L’Europe toutefois « paraît déjà épuisée ». Son édification a pu faire croire à la disparition des conflits, mais il ne faut pas oublier, dit Macron, que les conflits constituent « l’histoire réelle de ce continent ». Le « rêve européen » dans l’histoire est un « rêve d’empire et d’union par la guerre », dans le passé et peut-être dans le futur. « Ne perdons jamais de vue que la guerre est notre passé sur le continent et qu’elle pourrait être notre avenir si nous ne construisons pas une Europe libre ». (...)

Abandonner nos « passions tristes ». Faire entrer la France dans la marche du monde [« stade final du capitalisme mondial »]

Emmanuel Macron fait état du désarroi qui semble affecter de la population française (“nous”).

L’opinion est désorientée. « La France est malheureuse de ce qu’elle est devenue ». Elle a le « sentiment qu’elle glisse vers l’inconnu, qu’elle ne maîtrise plus son destin, perd son identité ». « Nous sommes recroquevillés sur nos passions tristes, la jalousie, la défiance, la désunion ».

Sans doute ne s’agit-il pas seulement de « sentiment”, mais aussi de réalités. « Notre pays est rongé par le doute, le chômage, les divisions matérielles mais aussi morales ». (...)

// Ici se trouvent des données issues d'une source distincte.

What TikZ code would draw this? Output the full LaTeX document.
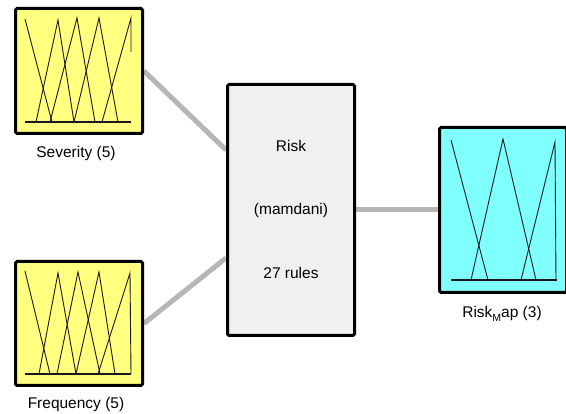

Si l’on suit le propos d’Emmanuel Macron, il semble bien que n’existe pas d’alternative, nous devons donc nous adapter aux « nouvelles exigences du temps ». (...) « La solution est en nous », « il faut agir », « nous devons agir », « nous devons faire ce qui doit être fait »

(...)

— Produire en France. Pour lutter contre la désindustrialisation, Emmanuel Macron, invoquant Colbert, propose de renouer avec « le rêve productif » de la France, construire une « nouvelle prospérité ». (…) L’impératif de croissance économique devra ainsi prévaloir sur la dépense publique. Hors du schéma dualiste entre relance et rigueur, l’investissement [planifié] devra privilégier les dépenses productives (L’impôt visant surtout le capital non productif). Pour la conquête de nouveaux marchés, dans un contexte difficile, les marges des entreprises doivent pouvoir se reconstituer, ce qui implique de réduire les le coût du travail (par une baisse des cotisations et non en diminuant les revenus des salariés).
(...)

Une réorganisation du droit du travail est nécessaire : tout en maintenant quelques grands principes non dérogatoires, il faut plus de flexibilité, : adaptation des 35 heures selon les entreprises, négociation par branches et entreprises. La difficulté de cette réorganisation viendra des syndicats, dont il conviendrait de renforcer leur légitimité, dans le cadre de leur pouvoir de négociation au niveau des entreprises.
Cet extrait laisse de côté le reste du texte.